In regard to conflict, there are three sides to the issue. Side 1, Side 2, and somewhere between them is the objective truth and simplicity of events. The problem arises in conflict because there is interpretation of the events, justification of actions, and the underlying agenda in play. In all things, especially leadership, context matters. This is why I stated that "no one" is usually telling the truth, the whole truth, and nothing but the truth. What is the truth? It depends on who you ask and there is no 100% objectivity because we all have some sort of bias going on.
Take a look at our political landscape for a really good example here. When conflict arises in business or politics, the inclination is to rally troops to one way of thinking by demonizing the opposing side. This is polarizing and not healthy in any organization. It becomes right vs. wrong, good vs. bad, good vs. evil, etc...
IT IS RARELY THAT BLACK AND WHITE!
Leadership, good leadership, owns it short comings and offers communication with consideration to context. It is healthy to ask, "For the sake of what?"
When the vision, mission, and values should be considered, the two sides can lock down into their opinions and agenda, putting blinders on to the aspect of the why of the organization and higher good for all concerned.
My advice here, like my Dad taught me, is to stay in your lane.
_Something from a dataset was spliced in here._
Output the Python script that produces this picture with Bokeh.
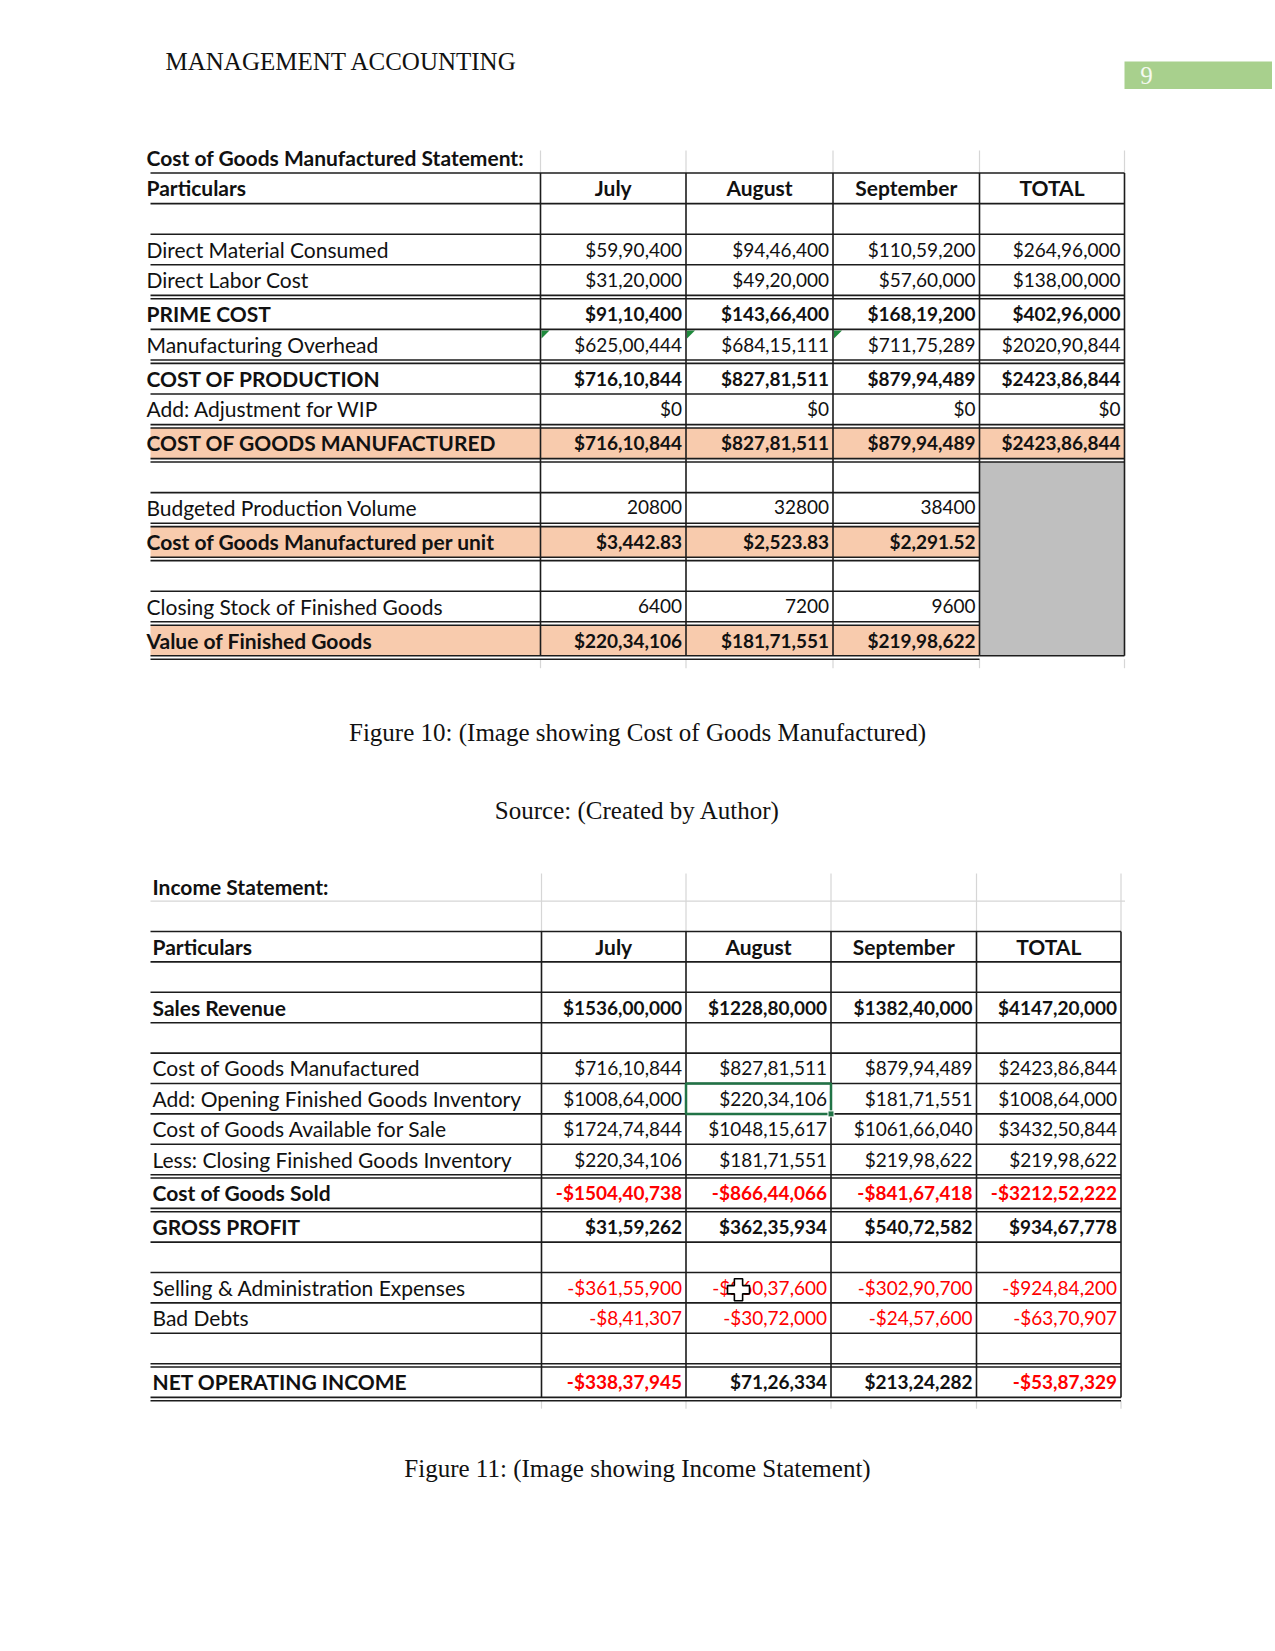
from bokeh.plotting import figure
from bokeh.models import Range1d, ColumnDataSource
from bokeh.embed import file_html
from bokeh.resources import INLINE
from bokeh.core.properties import value

# ---------------- data ----------------
months = ["July", "August", "September", "TOTAL"]

cogm_title = "Cost of Goods Manufactured Statement:"
cogm_labels = ["Direct Material Consumed", "Direct Labor Cost", "PRIME COST",
               "Manufacturing Overhead", "COST OF PRODUCTION", "Add: Adjustment for WIP",
               "COST OF GOODS MANUFACTURED", "Budgeted Production Volume",
               "Cost of Goods Manufactured per unit", "Closing Stock of Finished Goods",
               "Value of Finished Goods"]
direct_material = [5990400, 9446400, 11059200, 26496000]
direct_labor = [3120000, 4920000, 5760000, 13800000]
prime_cost = [9110400, 14366400, 16819200, 40296000]
mfg_overhead = [62500444, 68415111, 71175289, 202090844]
cost_of_production = [71610844, 82781511, 87994489, 242386844]
wip_adjustment = [0, 0, 0, 0]
cogm_total = [71610844, 82781511, 87994489, 242386844]
budgeted_volume = [20800, 32800, 38400]
cogm_per_unit = [3442.83, 2523.83, 2291.52]
closing_stock_units = [6400, 7200, 9600]
value_finished_goods = [22034106, 18171551, 21998622]

inc_title = "Income Statement:"
inc_labels = ["Sales Revenue", "Cost of Goods Manufactured",
              "Add: Opening Finished Goods Inventory", "Cost of Goods Available for Sale",
              "Less: Closing Finished Goods Inventory", "Cost of Goods Sold", "GROSS PROFIT",
              "Selling & Administration Expenses", "Bad Debts", "NET OPERATING INCOME"]
sales_revenue = [153600000, 122880000, 138240000, 414720000]
inc_cogm = [71610844, 82781511, 87994489, 242386844]
opening_fg = [100864000, 22034106, 18171551, 100864000]
available_for_sale = [172474844, 104815617, 106166040, 343250844]
closing_fg = [22034106, 18171551, 21998622, 21998622]
cost_of_goods_sold = [-150440738, -86644066, -84167418, -321252222]
gross_profit = [3159262, 36235934, 54072582, 93467778]
selling_admin = [-36155900, -26037600, -30290700, -92484200]
bad_debts = [-841307, -3072000, -2457600, -6370907]
net_operating_income = [-33837945, 7126334, 21324282, -5387329]

header_text = "MANAGEMENT ACCOUNTING"
page_number = "9"
caption_10 = "Figure 10: (Image showing Cost of Goods Manufactured)"
source_10 = "Source: (Created by Author)"
caption_11 = "Figure 11: (Image showing Income Statement)"


def inr(n):
    neg = n < 0
    s = str(abs(int(round(n))))
    if len(s) > 3:
        last3, rest = s[-3:], s[:-3]
        out = (rest[:-2] + "," + rest[-2:] + "," + last3) if len(rest) > 2 else (rest + "," + last3)
    else:
        out = s
    return ("-" if neg else "") + "$" + out


def usd2(x):
    return "${:,.2f}".format(x)


# ---------------- layout / styles ----------------
W, H = 1272, 1648
ORANGE = "#F8CBAD"
GREY = "#BFBFBF"
LINE = "#1c1c1c"
FAINT = "#d6d6d6"
RED = "#FF0000"
TXT = "#111111"
SANS = "Lato"
SERIF = "Liberation Serif"
LABEL_SIZE = "21px"
VALUE_SIZE = "19px"
SERIF_SIZE = "25px"

p = figure(width=W, height=H, output_backend="svg", toolbar_location=None,
           x_range=Range1d(0, W), y_range=Range1d(H, 0),
           x_axis_type=None, y_axis_type=None, min_border=0,
           background_fill_color="white", border_fill_color="white")
p.grid.visible = False
p.outline_line_color = None

texts = {}


def add_text(x, y, t, font=SANS, size=LABEL_SIZE, style="normal", align="left", color=TXT):
    key = (font, size, style, align)
    d = texts.setdefault(key, {"x": [], "y": [], "text": [], "color": []})
    d["x"].append(x); d["y"].append(y); d["text"].append(t); d["color"].append(color)


segs = {"x0": [], "y0": [], "x1": [], "y1": []}
fsegs = {"x0": [], "y0": [], "x1": [], "y1": []}
quads = {"left": [], "right": [], "top": [], "bottom": [], "color": []}


def seg(d, x0, y0, x1, y1):
    d["x0"].append(x0); d["y0"].append(y0); d["x1"].append(x1); d["y1"].append(y1)


def quad(l, r, t, b, c):
    quads["left"].append(l); quads["right"].append(r)
    quads["top"].append(t); quads["bottom"].append(b); quads["color"].append(c)


def draw_table(rows, styles, cols, top, h, gap, label_x, grey_from=None):
    y = top
    seg(segs, cols[0], y, cols[-1], y)
    row_pos = {}
    grey_top = None
    for i, (row, st) in enumerate(zip(rows, styles)):
        y0, y1 = y, y + h
        in_grey = grey_from is not None and i >= grey_from
        if in_grey and grey_top is None:
            grey_top = y0
        right = cols[-2] if in_grey else cols[-1]
        if "o" in st:
            quad(cols[0], right, y0, y1, ORANGE)
        ym = (y0 + y1) / 2 - 0.5
        if row is not None:
            label, cells = row
            row_pos[label] = (y0, y1)
            fs = "bold" if "b" in st else "normal"
            add_text(label_x, ym, label, style=fs)
            for j, c in enumerate(cells):
                if "h" in st:
                    add_text((cols[j + 1] + cols[j + 2]) / 2, ym, c, style="bold",
                             align="center", size=LABEL_SIZE)
                else:
                    col = RED if c.startswith("-") else TXT
                    add_text(cols[j + 2] - 4, ym, c, size=VALUE_SIZE, style=fs,
                             align="right", color=col)
        seg(segs, cols[0], y1, right, y1)
        y = y1
        if "d" in st:
            y = y1 + gap
            seg(segs, cols[0], y, right, y)
    bottom = y if "d" not in styles[-1] else y - gap
    if grey_top is not None:
        quad(cols[-2], cols[-1], grey_top, bottom, GREY)
        seg(segs, cols[-2], bottom, cols[-1], bottom)
    for x in cols[1:]:
        seg(segs, x, top, x, bottom)
    return row_pos, y


# ---- Table 1 ----
cols1 = [150, 540, 685.5, 832.5, 979, 1124]
t1_rows = [
    ("Particulars", months),
    None,
    (cogm_labels[0], [inr(v) for v in direct_material]),
    (cogm_labels[1], [inr(v) for v in direct_labor]),
    (cogm_labels[2], [inr(v) for v in prime_cost]),
    (cogm_labels[3], [inr(v) for v in mfg_overhead]),
    (cogm_labels[4], [inr(v) for v in cost_of_production]),
    (cogm_labels[5], [inr(v) for v in wip_adjustment]),
    (cogm_labels[6], [inr(v) for v in cogm_total]),
    None,
    (cogm_labels[7], [str(v) for v in budgeted_volume]),
    (cogm_labels[8], [usd2(v) for v in cogm_per_unit]),
    None,
    (cogm_labels[9], [str(v) for v in closing_stock_units]),
    (cogm_labels[10], [inr(v) for v in value_finished_goods]),
]
t1_styles = ["bh", "", "", "d", "b", "d", "b", "d", "bod", "", "d", "bod", "", "d", "bod"]
top1 = 172.5
pos1, end1 = draw_table(t1_rows, t1_styles, cols1, top1, 30.6, 3.4, 146, grey_from=9)
add_text(146, 157, cogm_title, style="bold")
for x in cols1[1:]:
    seg(fsegs, x, 150, x, top1)
    seg(fsegs, x, end1, x, end1 + 9)

# error indicator triangles (Manufacturing Overhead row)
moh_top = pos1[cogm_labels[3]][0]
tri_xs, tri_ys = [], []
for x in cols1[1:4]:
    tri_xs.append([x + 1, x + 9, x + 1])
    tri_ys.append([moh_top + 1, moh_top + 1, moh_top + 9])
p.patches(tri_xs, tri_ys, fill_color="#1e8a3c", line_color=None)

# ---- Table 2 ----
cols2 = [150, 541, 685.5, 830.5, 976, 1120.5]
t2_rows = [
    ("Particulars", months),
    None,
    (inc_labels[0], [inr(v) for v in sales_revenue]),
    None,
    (inc_labels[1], [inr(v) for v in inc_cogm]),
    (inc_labels[2], [inr(v) for v in opening_fg]),
    (inc_labels[3], [inr(v) for v in available_for_sale]),
    (inc_labels[4], [inr(v) for v in closing_fg]),
    (inc_labels[5], [inr(v) for v in cost_of_goods_sold]),
    (inc_labels[6], [inr(v) for v in gross_profit]),
    None,
    (inc_labels[7], [inr(v) for v in selling_admin]),
    (inc_labels[8], [inr(v) for v in bad_debts]),
    None,
    (inc_labels[9], [inr(v) for v in net_operating_income]),
]
t2_styles = ["bh", "", "b", "", "", "", "", "d", "bd", "b", "", "", "", "d", "bd"]
top2 = 931
pos2, end2 = draw_table(t2_rows, t2_styles, cols2, top2, 30.4, 3.3, 152)
add_text(152, 886, inc_title, style="bold")
for x in cols2[1:]:
    seg(fsegs, x, 873, x, top2)
    seg(fsegs, x, end2, x, end2 + 8)
seg(fsegs, cols2[0], 900.7, cols2[-1] + 4, 900.7)

# Excel selection box around August / Opening Finished Goods Inventory
sy0, sy1 = pos2[inc_labels[2]]

# ---------------- draw ----------------
p.quad(left="left", right="right", top="top", bottom="bottom", fill_color="color",
       line_color=None, source=ColumnDataSource(quads))
p.segment(x0="x0", y0="y0", x1="x1", y1="y1", line_color=FAINT, line_width=1.2,
          source=ColumnDataSource(fsegs))
p.segment(x0="x0", y0="y0", x1="x1", y1="y1", line_color=LINE, line_width=1.6,
          source=ColumnDataSource(segs))

p.quad(left=[cols2[2]], right=[cols2[3]], top=[sy0], bottom=[sy1], fill_color=None,
       line_color="#217346", line_width=2.5)
p.quad(left=[cols2[3] - 3], right=[cols2[3] + 3], top=[sy1 - 3], bottom=[sy1 + 3],
       fill_color="#217346", line_color="white", line_width=1)

# page header and captions
p.quad(left=[1124], right=[1280], top=[61], bottom=[88.5], fill_color="#A8D08D", line_color=None)
add_text(165, 61, header_text, font=SERIF, size=SERIF_SIZE)
add_text(1146, 75, page_number, font=SERIF, size=SERIF_SIZE, align="center", color="#f4f9f0")
add_text(637, 731.5, caption_10, font=SERIF, size=SERIF_SIZE, align="center")
add_text(637, 809.5, source_10, font=SERIF, size=SERIF_SIZE, align="center")
add_text(637, 1467.5, caption_11, font=SERIF, size=SERIF_SIZE, align="center")

for (font, size, style, align), d in texts.items():
    p.text(x="x", y="y", text="text", text_color="color", source=ColumnDataSource(d),
           text_font=value(font), text_font_size=size, text_font_style=style,
           text_align=align, text_baseline="middle")

# mouse cursor seen over the S&A row
cy = (pos2[inc_labels[7]][0] + pos2[inc_labels[7]][1]) / 2
p.scatter(x=[738], y=[cy + 2], marker="plus", size=22, fill_color="white",
          line_color="black", line_width=1.6)

open("out.html", "w").write(file_html(p, INLINE))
Don't buy into just one side of a story without looking at the other side and considering the context that all of this has gone down in. There is a reason for the breakdown, it is rarely because one side is wrong or bad. Just as in a marriage, each side can only own 50% of the fault and usually it is a lack of being responsible for that 50% that causes the blow up. Blame disempowers the person blaming. Blame removes responsibility from the finger pointer.
There are boundary issues to consider and accountability. No question. When boundaries are crossed, accountability comes into play. This is topic for an entirely different blog.
Again, if this ain't your monkey and it ain't your circus, stay the hell out of it. Reserve opinion at your discretion...asking yourself along the way, "For the sake of what?"